Exercise directions →
Copy the data exactly; pictures stay out of the copy.

>> Begin Data excerpt

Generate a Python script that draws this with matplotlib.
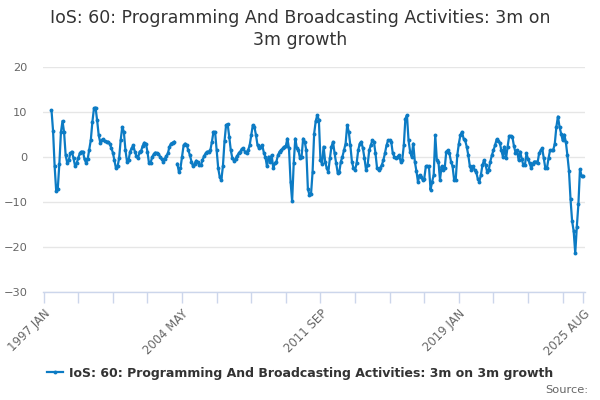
import numpy as np
import matplotlib
matplotlib.use("Agg")
import matplotlib.pyplot as plt

# ---- data (3m on 3m growth, %), monthly, first value = 1997 JUN ----
start_year = 1997
start_month_index = 5  # 1997 JUN (index 0 = 1997 JAN)
month_names = ["JAN", "FEB", "MAR", "APR", "MAY", "JUN",
               "JUL", "AUG", "SEP", "OCT", "NOV", "DEC"]

values_1997_2004 = [
    10.4, 5.8, -2.1, -7.6, -7.0, -1.5, 5.5,                              # 1997 JUN-DEC
    8.0, 5.5, 0.4, -1.3, -0.7, 0.8, 1.2, -0.3, -2.0, -1.4, -0.2, 0.8,    # 1998
    1.2, 1.2, -0.5, -1.3, -0.5, 1.6, 3.8, 7.8, 10.8, 11.0, 8.2, 4.9,     # 1999
    3.2, 3.8, 3.9, 3.5, 3.4, 3.4, 3.0, 2.0, 1.0, -0.7, -2.5, -2.1,       # 2000
    -0.3, 3.8, 6.7, 5.6, 1.6, -1.0, -0.7, 1.2, 2.0, 2.6, 1.2, 0.2,       # 2001
    -0.3, 1.2, 1.4, 2.5, 3.2, 3.0, 1.2, -1.4, -1.3, 0.0, 0.6, 1.0,       # 2002
    0.9, 0.7, 0.1, -0.5, -1.0, -0.4, 0.2, 0.8, 2.3, 3.0, 3.2, 3.4,       # 2003
    np.nan, -1.5, -3.3, -2.5, 0.0, 2.6, 3.0, 2.6, 1.5, 0.4, -1.0, -2.1,  # 2004
]
values_2005_2012 = [
    -1.5, -0.8, -1.2, -1.8, -1.8, -0.7, 0.2, 0.8, 1.2, 1.2, 1.5, 3.4,    # 2005
    5.6, 5.6, 1.5, -2.5, -4.5, -5.1, -2.0, 3.5, 7.1, 7.3, 4.5, 1.5,      # 2006
    -0.3, -0.8, -0.4, 0.2, 0.8, 1.2, 1.8, 1.9, 1.2, 1.0, 1.5, 2.6,       # 2007
    4.9, 7.1, 6.7, 4.9, 2.6, 1.9, 2.3, 2.6, 1.0, 0.0, -2.1, 0.1,         # 2008
    -1.0, 0.4, -2.5, -1.4, -1.0, 0.4, 1.2, 1.5, 1.9, 2.3, 2.5, 4.1,      # 2009
    1.9, -5.5, -9.8, -1.4, 4.1, 2.0, 1.5, -0.3, 0.1, 4.1, 3.4, 1.5,      # 2010
    -7.0, -8.5, -8.3, -3.3, 5.2, 8.0, 9.3, 8.2, -0.7, -1.5, 2.3, -1.0,   # 2011
    -2.5, -3.3, -0.3, 2.3, 3.4, 0.8, -1.4, -3.6, -3.3, -1.0, 0.1, 1.5,   # 2012
]
values_2013_2019 = [
    3.0, 7.1, 5.6, 2.6, -1.0, -2.5, -2.9, -1.4, 1.5, 3.0, 3.4, 1.9,      # 2013
    -0.3, -2.9, -1.8, 1.5, 2.6, 3.7, 3.4, 0.8, -2.5, -2.9, -2.4, -1.8,   # 2014
    -0.7, 0.8, 2.6, 3.7, 3.7, 3.4, 0.8, 0.1, -0.3, 0.1, 0.4, -1.0,       # 2015
    -0.7, 2.6, 8.5, 9.3, 3.7, 1.2, 0.1, 3.0, -1.0, -3.1, -5.5, -4.0,     # 2016
    -4.4, -5.1, -4.8, -2.1, -2.1, -2.1, -7.3, -5.5, -4.0, 4.9, -0.7, -1.0,  # 2017
    -5.1, -2.1, -2.9, -2.5, 1.2, 1.5, 0.8, -1.0, -2.1, -5.1, -5.1, 0.4,  # 2018
    3.0, 4.9, 5.6, 4.1, 3.7, 2.3, 0.4, -2.1, -2.9, -2.1, -2.9, -3.3,     # 2019
]
values_2020_2025 = [
    -4.8, -5.5, -4.0, -1.8, -0.7, -1.8, -3.3, -2.9, -1.0, 0.4, 1.5, 2.6,  # 2020
    3.9, 3.6, 3.2, 1.5, 0.1, 2.3, -0.3, 2.3, 4.7, 4.7, 4.5, 2.5,          # 2021
    1.0, 1.5, -0.7, 1.2, -0.5, -1.8, -1.8, 0.8, -0.5, -1.4, -2.5, -1.5,   # 2022
    -1.0, -1.0, -1.4, 0.8, 1.5, 1.9, -0.3, -2.5, -2.5, -0.3, 1.5, 1.5,    # 2023
    1.5, 3.0, 6.7, 9.0, 6.7, 5.2, 3.7, 5.0, 3.4, 0.4, -3.0, -9.4,         # 2024
    -14.2, -16.5, -21.4, -15.5, -10.5, -2.7, -4.2, -4.2,                  # 2025 JAN-AUG
]
series_name = "IoS: 60: Programming And Broadcasting Activities: 3m on 3m growth"
title_text = "IoS: 60: Programming And Broadcasting Activities: 3m on\n3m growth"
y_ticks = [-30, -20, -10, 0, 10, 20]

values = np.array(values_1997_2004 + values_2005_2012 + values_2013_2019 + values_2020_2025, dtype=float)
n_months = start_month_index + len(values)          # total categories from 1997 JAN
categories = [f"{start_year + k // 12} {month_names[k % 12]}" for k in range(n_months)]
x = np.arange(start_month_index, n_months)

# ---- figure ----
fig = plt.figure(figsize=(6, 4), dpi=100)
ax = fig.add_axes([43/600, 1 - 292/400, (585 - 43)/600, (292 - 67)/400])

line_color = "#0C7BC4"
ax.plot(x, values, color=line_color, lw=1.6, marker="o", ms=2.8,
        markeredgewidth=0, label=series_name, zorder=3)

ax.set_ylim(-30, 20)
ax.set_yticks(y_ticks)
ax.set_xlim(-0.4, n_months - 1 + 1.2)

last = n_months - 1
tick_pos = list(range(0, last, 22)) + [last]
ax.set_xticks(tick_pos)
labels = [categories[p] if (p % 88 == 0 or p == last) else "" for p in tick_pos]
ax.set_xticklabels(labels, rotation=45, ha="right", rotation_mode="anchor")

ax.grid(axis="y", color="#e6e6e6", lw=1)
ax.set_axisbelow(True)
for s in ["left", "right", "top"]:
    ax.spines[s].set_visible(False)
ax.spines["bottom"].set_color("#ccd6eb")
ax.spines["bottom"].set_linewidth(1)
ax.tick_params(axis="x", colors="#ccd6eb", length=8, width=1, direction="out", pad=3)
ax.tick_params(axis="y", length=0, pad=11)
for lab in ax.get_xticklabels():
    lab.set_color("#666666")
    lab.set_fontsize(8.4)
for lab in ax.get_yticklabels():
    lab.set_color("#666666")
    lab.set_fontsize(8.2)
    lab.set_horizontalalignment("right")

fig.text(0.5, 1 - 9/400, title_text, ha="center", va="top", fontsize=12.5,
         color="#333333", linespacing=1.3)

leg = fig.legend(loc="center", bbox_to_anchor=(0.5, 1 - 373/400), frameon=False,
                 handlelength=1.3, handletextpad=0.5, prop={"weight": "bold", "size": 9})
for t in leg.get_texts():
    t.set_color("#333333")

fig.text(588/600, 1 - 390/400, "Source:", ha="right", va="center", fontsize=8.2, color="#666666")

fig.savefig("out.png", dpi=100)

>> End Data excerpt

Written solution →
Generate a Python script that draws this with matplotlib.
import numpy as np
import matplotlib
matplotlib.use("Agg")
import matplotlib.pyplot as plt

# ---- data (3m on 3m growth, %), monthly, first value = 1997 JUN ----
start_year = 1997
start_month_index = 5  # 1997 JUN (index 0 = 1997 JAN)
month_names = ["JAN", "FEB", "MAR", "APR", "MAY", "JUN",
               "JUL", "AUG", "SEP", "OCT", "NOV", "DEC"]

values_1997_2004 = [
    10.4, 5.8, -2.1, -7.6, -7.0, -1.5, 5.5,                              # 1997 JUN-DEC
    8.0, 5.5, 0.4, -1.3, -0.7, 0.8, 1.2, -0.3, -2.0, -1.4, -0.2, 0.8,    # 1998
    1.2, 1.2, -0.5, -1.3, -0.5, 1.6, 3.8, 7.8, 10.8, 11.0, 8.2, 4.9,     # 1999
    3.2, 3.8, 3.9, 3.5, 3.4, 3.4, 3.0, 2.0, 1.0, -0.7, -2.5, -2.1,       # 2000
    -0.3, 3.8, 6.7, 5.6, 1.6, -1.0, -0.7, 1.2, 2.0, 2.6, 1.2, 0.2,       # 2001
    -0.3, 1.2, 1.4, 2.5, 3.2, 3.0, 1.2, -1.4, -1.3, 0.0, 0.6, 1.0,       # 2002
    0.9, 0.7, 0.1, -0.5, -1.0, -0.4, 0.2, 0.8, 2.3, 3.0, 3.2, 3.4,       # 2003
    np.nan, -1.5, -3.3, -2.5, 0.0, 2.6, 3.0, 2.6, 1.5, 0.4, -1.0, -2.1,  # 2004
]
values_2005_2012 = [
    -1.5, -0.8, -1.2, -1.8, -1.8, -0.7, 0.2, 0.8, 1.2, 1.2, 1.5, 3.4,    # 2005
    5.6, 5.6, 1.5, -2.5, -4.5, -5.1, -2.0, 3.5, 7.1, 7.3, 4.5, 1.5,      # 2006
    -0.3, -0.8, -0.4, 0.2, 0.8, 1.2, 1.8, 1.9, 1.2, 1.0, 1.5, 2.6,       # 2007
    4.9, 7.1, 6.7, 4.9, 2.6, 1.9, 2.3, 2.6, 1.0, 0.0, -2.1, 0.1,         # 2008
    -1.0, 0.4, -2.5, -1.4, -1.0, 0.4, 1.2, 1.5, 1.9, 2.3, 2.5, 4.1,      # 2009
    1.9, -5.5, -9.8, -1.4, 4.1, 2.0, 1.5, -0.3, 0.1, 4.1, 3.4, 1.5,      # 2010
    -7.0, -8.5, -8.3, -3.3, 5.2, 8.0, 9.3, 8.2, -0.7, -1.5, 2.3, -1.0,   # 2011
    -2.5, -3.3, -0.3, 2.3, 3.4, 0.8, -1.4, -3.6, -3.3, -1.0, 0.1, 1.5,   # 2012
]
values_2013_2019 = [
    3.0, 7.1, 5.6, 2.6, -1.0, -2.5, -2.9, -1.4, 1.5, 3.0, 3.4, 1.9,      # 2013
    -0.3, -2.9, -1.8, 1.5, 2.6, 3.7, 3.4, 0.8, -2.5, -2.9, -2.4, -1.8,   # 2014
    -0.7, 0.8, 2.6, 3.7, 3.7, 3.4, 0.8, 0.1, -0.3, 0.1, 0.4, -1.0,       # 2015
    -0.7, 2.6, 8.5, 9.3, 3.7, 1.2, 0.1, 3.0, -1.0, -3.1, -5.5, -4.0,     # 2016
    -4.4, -5.1, -4.8, -2.1, -2.1, -2.1, -7.3, -5.5, -4.0, 4.9, -0.7, -1.0,  # 2017
    -5.1, -2.1, -2.9, -2.5, 1.2, 1.5, 0.8, -1.0, -2.1, -5.1, -5.1, 0.4,  # 2018
    3.0, 4.9, 5.6, 4.1, 3.7, 2.3, 0.4, -2.1, -2.9, -2.1, -2.9, -3.3,     # 2019
]
values_2020_2025 = [
    -4.8, -5.5, -4.0, -1.8, -0.7, -1.8, -3.3, -2.9, -1.0, 0.4, 1.5, 2.6,  # 2020
    3.9, 3.6, 3.2, 1.5, 0.1, 2.3, -0.3, 2.3, 4.7, 4.7, 4.5, 2.5,          # 2021
    1.0, 1.5, -0.7, 1.2, -0.5, -1.8, -1.8, 0.8, -0.5, -1.4, -2.5, -1.5,   # 2022
    -1.0, -1.0, -1.4, 0.8, 1.5, 1.9, -0.3, -2.5, -2.5, -0.3, 1.5, 1.5,    # 2023
    1.5, 3.0, 6.7, 9.0, 6.7, 5.2, 3.7, 5.0, 3.4, 0.4, -3.0, -9.4,         # 2024
    -14.2, -16.5, -21.4, -15.5, -10.5, -2.7, -4.2, -4.2,                  # 2025 JAN-AUG
]
series_name = "IoS: 60: Programming And Broadcasting Activities: 3m on 3m growth"
title_text = "IoS: 60: Programming And Broadcasting Activities: 3m on\n3m growth"
y_ticks = [-30, -20, -10, 0, 10, 20]

values = np.array(values_1997_2004 + values_2005_2012 + values_2013_2019 + values_2020_2025, dtype=float)
n_months = start_month_index + len(values)          # total categories from 1997 JAN
categories = [f"{start_year + k // 12} {month_names[k % 12]}" for k in range(n_months)]
x = np.arange(start_month_index, n_months)

# ---- figure ----
fig = plt.figure(figsize=(6, 4), dpi=100)
ax = fig.add_axes([43/600, 1 - 292/400, (585 - 43)/600, (292 - 67)/400])

line_color = "#0C7BC4"
ax.plot(x, values, color=line_color, lw=1.6, marker="o", ms=2.8,
        markeredgewidth=0, label=series_name, zorder=3)

ax.set_ylim(-30, 20)
ax.set_yticks(y_ticks)
ax.set_xlim(-0.4, n_months - 1 + 1.2)

last = n_months - 1
tick_pos = list(range(0, last, 22)) + [last]
ax.set_xticks(tick_pos)
labels = [categories[p] if (p % 88 == 0 or p == last) else "" for p in tick_pos]
ax.set_xticklabels(labels, rotation=45, ha="right", rotation_mode="anchor")

ax.grid(axis="y", color="#e6e6e6", lw=1)
ax.set_axisbelow(True)
for s in ["left", "right", "top"]:
    ax.spines[s].set_visible(False)
ax.spines["bottom"].set_color("#ccd6eb")
ax.spines["bottom"].set_linewidth(1)
ax.tick_params(axis="x", colors="#ccd6eb", length=8, width=1, direction="out", pad=3)
ax.tick_params(axis="y", length=0, pad=11)
for lab in ax.get_xticklabels():
    lab.set_color("#666666")
    lab.set_fontsize(8.4)
for lab in ax.get_yticklabels():
    lab.set_color("#666666")
    lab.set_fontsize(8.2)
    lab.set_horizontalalignment("right")

fig.text(0.5, 1 - 9/400, title_text, ha="center", va="top", fontsize=12.5,
         color="#333333", linespacing=1.3)

leg = fig.legend(loc="center", bbox_to_anchor=(0.5, 1 - 373/400), frameon=False,
                 handlelength=1.3, handletextpad=0.5, prop={"weight": "bold", "size": 9})
for t in leg.get_texts():
    t.set_color("#333333")

fig.text(588/600, 1 - 390/400, "Source:", ha="right", va="center", fontsize=8.2, color="#666666")

fig.savefig("out.png", dpi=100)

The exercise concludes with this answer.